L’obligation d’un Etat comme la France -les conventions internationales l’obligent également-, est de considérer un mineur avant tout comme tel, indépendamment de sa couleur de peau, sa nationalité, son lieu de naissance… Concernant les mineurs, la carence de l’Etat français est d’autant plus flagrante. On les laisse dans des situations où ils sont véritablement en danger, pas soignés, pas suivis, pas logés.

Que faire ?

Abroger purement, simplement et réellement ce délit de solidarité. L’effet d’annonce de 2012 sur le délit de solidarité quand Manuel Valls était ministre de l’Intérieur est identique à celui sur l’abrogation de la double peine quand Nicolas Sarkozy était au même poste. Ça n’a pas été aboli, ça existe toujours.

Quelle est, le plus souvent, l’issue des procédures ?

Un certain nombre de personnes sont reconnues coupables, dispensées de peine ou condamnées à payer des amendes avec sursis. Mais peu importe.

L’effet sur la population est là, le message passe : « Attention à ce que vous faites ! »

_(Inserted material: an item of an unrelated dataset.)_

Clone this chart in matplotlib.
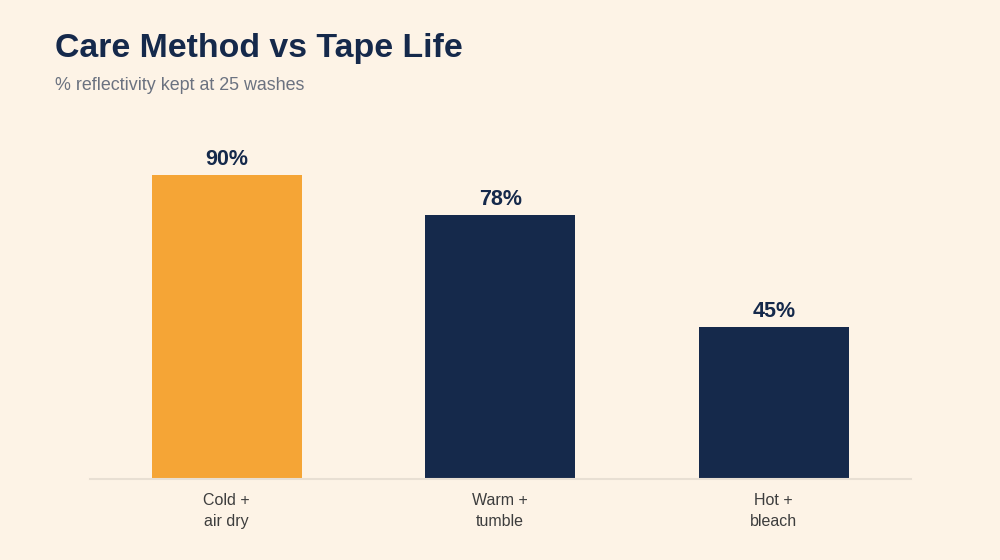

Le choix des poursuites est politique. Ce n’est pas un hasard si elles ont lieu dans le nord ou dans le sud, dans des lieux où un certain nombre de personnes se mobilisent pour aider les réfugiés et où des élus locaux disent « ça fait des appels d’air, il faut les poursuivre. » Si Eric Ciotti [président du conseil départemental des Alpes-Maritimes, NDLR] dénonce régulièrement des gens de la Roya, ce n’est pas pour rien. Il y a une indéniable pression. Le procès de cet homme, aujourd’hui à Nice, est un véritable procès politique. On juge l’action, humanitaire cette fois, d’un certain nombre de gens engagés auprès des réfugiés.